The cafeteria and gym at Lowell Scott Middle School were roaring with sounds that many would find familiar. In the gym, Harry Potter and a member of Slytherin chased the Golden Snitch. In one corner of the cafeteria, SpongeBob Squarepants danced with his jellyfish friends while another corner saw a shark chasing its prey.
That’s what the teachers put on display during the drone performance showcase, one of the culminating events for a three-day drone training for Idaho teachers. The drone training was hosted by PCS Edventures with funding by the Idaho STEM Action Center.
Spent part of today at Lowell Scott Middle School, one of three sites in Idaho where PCS Edventures and the Idaho STEM Action Center have been teaching teachers how to operate drones.
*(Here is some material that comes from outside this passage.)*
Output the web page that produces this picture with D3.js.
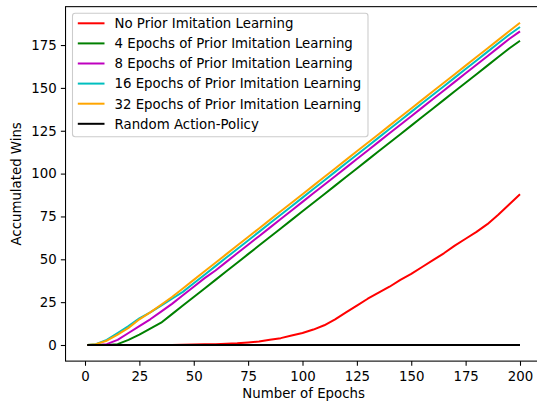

The performances today showcased their skills, including this Harry Potter themed show. pic.twitter.com/C8CrnShSY9
— Nik Streng (@NikStreng) July 14, 2021
In total, 46 teachers took the training, which had locations in Boise, Coeur d’Alene and Pocatello. The teachers left with a classroom kit that came with six drones and curriculum to implement in their schools.
Michelle Victor, the director of STEM development for PCS Edventues, said the drone class was focused on approaching drone technology from an arts angle and most of the teachers at Wednesday’s showcase were at the elementary level. The training was modeled after what is done at Verity Studios, which uses drones for shows like concerts or even as art installations.
“We are always looking to find ways to get all kids encouraged into STEM,” she said.
Victor added that looking at drones from this angle adds a new world of STEM jobs that many might not even know exist. Verity Studios employs people whose job title is “drone costume designer,” which Victor said with a laugh.
The teachers went through a training to learn how to pilot the drones manually and also learned how to code the drones so they could fly without a pilot.
Idaho School for the Deaf and Blind librarian Sharlyn Jackson and assistant technician specialist Tom Jackson both took part in the training, and finished their Shark Week-themed performance beaming over the thought of using the technology in their school.
With the ability to use the code to pilot the drones, the loud buzzing of the propellors and the tactile feeling around the decorations used, the Jacksons agreed that the training they took is something they can have both the deaf and blind students do in class.
“It’s an opportunity for them to be successful at something that others do as well,” she said.
Tom Jackson said many of the students they work with need assistive technology in their everyday lives to function in school, but the drones would be a new inclusive technology that they want to use.
“It keeps building from there. They can be more effective users of technology in the future.”